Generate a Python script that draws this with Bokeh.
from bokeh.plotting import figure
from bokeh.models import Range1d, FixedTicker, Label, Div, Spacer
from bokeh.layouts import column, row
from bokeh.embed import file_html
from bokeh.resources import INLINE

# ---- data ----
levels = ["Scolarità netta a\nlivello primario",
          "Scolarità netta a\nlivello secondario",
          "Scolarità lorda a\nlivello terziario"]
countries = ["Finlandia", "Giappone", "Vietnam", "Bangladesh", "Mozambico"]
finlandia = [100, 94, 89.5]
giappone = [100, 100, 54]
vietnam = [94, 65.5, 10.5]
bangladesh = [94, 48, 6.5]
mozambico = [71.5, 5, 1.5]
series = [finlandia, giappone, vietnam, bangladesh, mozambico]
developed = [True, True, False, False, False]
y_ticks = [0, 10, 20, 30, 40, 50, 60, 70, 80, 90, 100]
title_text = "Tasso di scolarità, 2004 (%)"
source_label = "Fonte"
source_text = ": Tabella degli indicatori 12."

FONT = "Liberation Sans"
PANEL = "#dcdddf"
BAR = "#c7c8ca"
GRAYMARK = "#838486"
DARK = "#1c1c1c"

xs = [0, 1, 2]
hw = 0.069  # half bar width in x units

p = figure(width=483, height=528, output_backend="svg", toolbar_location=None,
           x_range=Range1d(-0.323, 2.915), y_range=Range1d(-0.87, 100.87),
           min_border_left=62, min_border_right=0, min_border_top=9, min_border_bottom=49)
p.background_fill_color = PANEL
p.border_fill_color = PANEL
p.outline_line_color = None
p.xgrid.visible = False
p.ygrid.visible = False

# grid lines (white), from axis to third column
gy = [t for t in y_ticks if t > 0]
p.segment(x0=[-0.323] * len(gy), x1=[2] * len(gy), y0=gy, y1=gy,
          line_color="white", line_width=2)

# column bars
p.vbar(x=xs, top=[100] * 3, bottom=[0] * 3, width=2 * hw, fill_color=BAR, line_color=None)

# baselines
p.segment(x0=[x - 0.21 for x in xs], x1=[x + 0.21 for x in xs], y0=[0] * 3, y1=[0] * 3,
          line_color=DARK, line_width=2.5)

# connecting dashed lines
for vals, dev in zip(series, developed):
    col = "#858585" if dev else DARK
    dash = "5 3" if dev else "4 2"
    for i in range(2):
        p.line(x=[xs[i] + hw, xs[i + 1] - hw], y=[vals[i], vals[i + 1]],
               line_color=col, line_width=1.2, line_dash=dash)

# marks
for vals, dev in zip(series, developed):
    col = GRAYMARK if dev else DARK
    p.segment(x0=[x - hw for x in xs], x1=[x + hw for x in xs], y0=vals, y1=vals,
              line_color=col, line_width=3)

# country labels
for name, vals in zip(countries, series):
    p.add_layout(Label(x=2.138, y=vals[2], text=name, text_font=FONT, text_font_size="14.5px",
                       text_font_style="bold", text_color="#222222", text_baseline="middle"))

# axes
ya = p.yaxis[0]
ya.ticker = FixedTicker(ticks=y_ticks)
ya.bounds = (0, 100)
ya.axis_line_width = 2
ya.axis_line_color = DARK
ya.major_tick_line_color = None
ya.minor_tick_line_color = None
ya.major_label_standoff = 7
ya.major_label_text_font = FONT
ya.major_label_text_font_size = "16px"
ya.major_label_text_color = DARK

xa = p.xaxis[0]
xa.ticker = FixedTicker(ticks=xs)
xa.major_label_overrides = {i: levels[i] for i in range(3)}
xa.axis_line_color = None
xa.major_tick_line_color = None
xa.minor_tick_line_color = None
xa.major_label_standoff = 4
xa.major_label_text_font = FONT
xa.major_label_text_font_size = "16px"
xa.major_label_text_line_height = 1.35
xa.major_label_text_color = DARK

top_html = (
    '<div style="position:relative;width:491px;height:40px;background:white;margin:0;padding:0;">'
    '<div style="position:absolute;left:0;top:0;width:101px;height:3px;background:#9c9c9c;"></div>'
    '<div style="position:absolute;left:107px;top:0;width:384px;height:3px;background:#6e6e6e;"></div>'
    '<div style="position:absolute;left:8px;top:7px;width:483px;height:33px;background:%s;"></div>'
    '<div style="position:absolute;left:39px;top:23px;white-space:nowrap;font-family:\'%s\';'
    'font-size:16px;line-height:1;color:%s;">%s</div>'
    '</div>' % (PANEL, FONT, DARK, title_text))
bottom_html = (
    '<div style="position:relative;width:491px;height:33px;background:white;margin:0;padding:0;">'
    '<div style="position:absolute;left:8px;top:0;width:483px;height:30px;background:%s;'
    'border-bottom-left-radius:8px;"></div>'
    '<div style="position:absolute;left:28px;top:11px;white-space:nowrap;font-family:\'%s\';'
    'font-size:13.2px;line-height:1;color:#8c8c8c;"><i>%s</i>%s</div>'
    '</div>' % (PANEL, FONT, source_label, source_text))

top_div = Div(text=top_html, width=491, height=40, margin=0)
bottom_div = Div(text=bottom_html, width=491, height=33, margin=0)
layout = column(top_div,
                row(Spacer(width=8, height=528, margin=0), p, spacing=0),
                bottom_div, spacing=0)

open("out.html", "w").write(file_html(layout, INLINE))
_ _ _
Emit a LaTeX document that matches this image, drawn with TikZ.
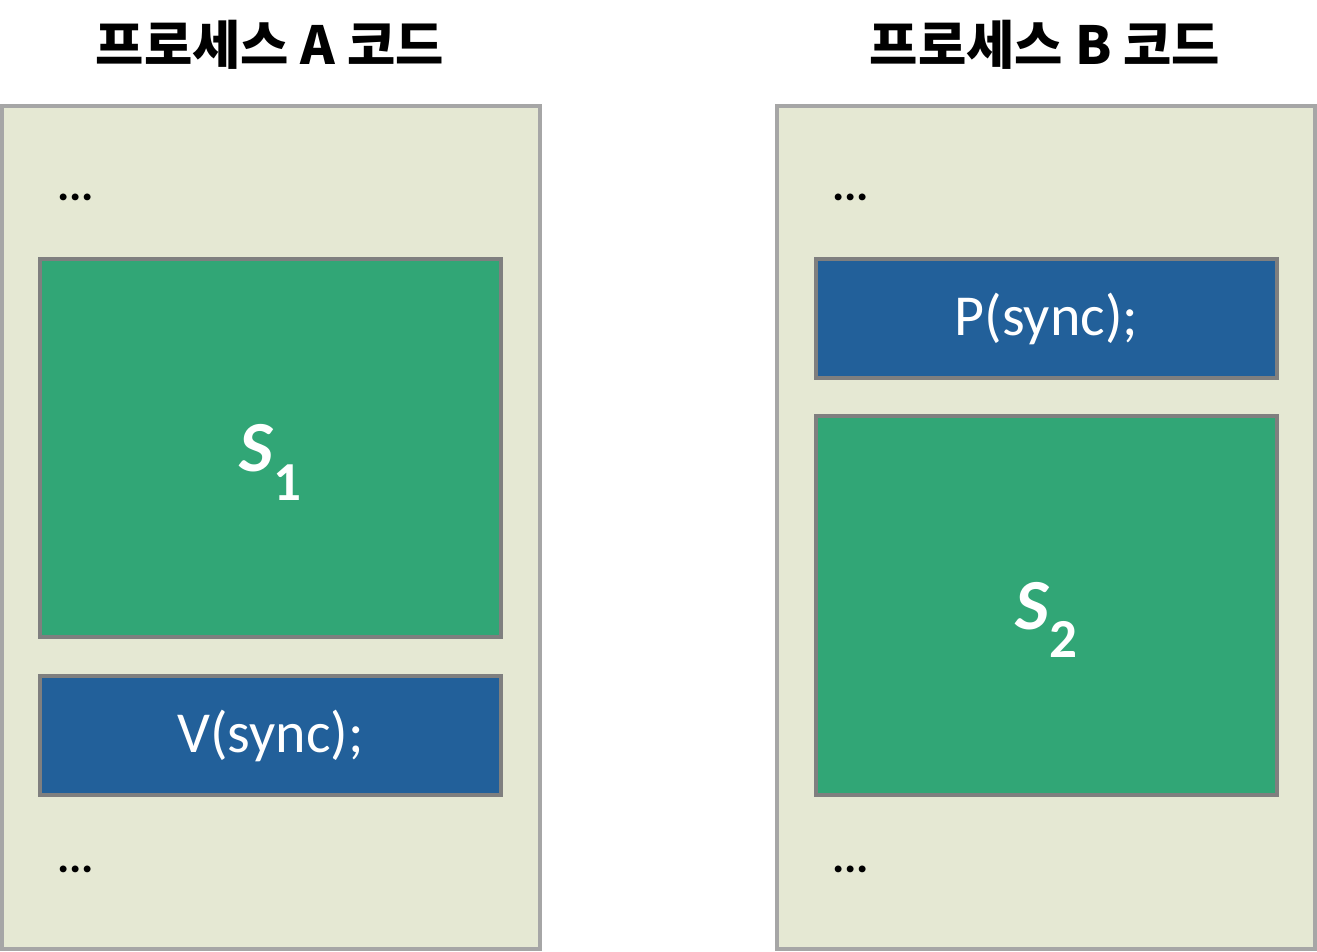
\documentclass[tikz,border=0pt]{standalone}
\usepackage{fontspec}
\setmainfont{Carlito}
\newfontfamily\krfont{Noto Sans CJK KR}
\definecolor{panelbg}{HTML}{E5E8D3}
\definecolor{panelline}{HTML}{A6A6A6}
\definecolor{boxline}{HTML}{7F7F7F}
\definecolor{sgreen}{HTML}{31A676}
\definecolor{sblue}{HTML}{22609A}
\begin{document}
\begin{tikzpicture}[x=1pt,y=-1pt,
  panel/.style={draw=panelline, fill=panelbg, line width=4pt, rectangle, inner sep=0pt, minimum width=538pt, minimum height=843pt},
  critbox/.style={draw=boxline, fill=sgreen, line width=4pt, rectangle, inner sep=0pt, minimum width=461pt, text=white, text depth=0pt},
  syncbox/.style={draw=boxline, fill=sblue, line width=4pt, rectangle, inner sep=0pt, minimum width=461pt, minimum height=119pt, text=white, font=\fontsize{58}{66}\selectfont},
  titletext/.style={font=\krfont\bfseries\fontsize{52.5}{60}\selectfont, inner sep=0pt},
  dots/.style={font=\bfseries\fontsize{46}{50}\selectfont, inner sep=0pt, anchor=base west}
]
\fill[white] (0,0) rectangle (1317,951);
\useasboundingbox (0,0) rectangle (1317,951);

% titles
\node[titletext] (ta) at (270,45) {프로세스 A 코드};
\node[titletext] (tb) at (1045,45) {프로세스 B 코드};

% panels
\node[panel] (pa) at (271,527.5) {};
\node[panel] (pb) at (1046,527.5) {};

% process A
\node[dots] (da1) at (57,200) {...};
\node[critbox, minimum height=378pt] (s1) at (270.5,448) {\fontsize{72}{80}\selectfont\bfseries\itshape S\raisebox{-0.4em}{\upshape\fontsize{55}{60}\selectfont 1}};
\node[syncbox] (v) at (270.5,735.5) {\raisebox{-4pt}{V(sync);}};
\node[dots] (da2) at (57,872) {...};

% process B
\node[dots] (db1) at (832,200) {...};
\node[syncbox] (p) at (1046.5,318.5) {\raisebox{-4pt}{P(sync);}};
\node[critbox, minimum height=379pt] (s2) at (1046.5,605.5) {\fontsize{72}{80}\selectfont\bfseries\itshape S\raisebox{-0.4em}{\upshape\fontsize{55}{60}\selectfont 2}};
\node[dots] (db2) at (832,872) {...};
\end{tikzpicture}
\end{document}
_ _ _
> **Written instruction**
Quote word for word the lines from the line holding "Generate a Python" through the line holding "from bokeh.resources import INLINE"; include both of those lines and add nothing.

> **Exercise result**
Generate a Python script that draws this with Bokeh.
from bokeh.plotting import figure
from bokeh.models import Range1d, FixedTicker, Label, Div, Spacer
from bokeh.layouts import column, row
from bokeh.embed import file_html
from bokeh.resources import INLINE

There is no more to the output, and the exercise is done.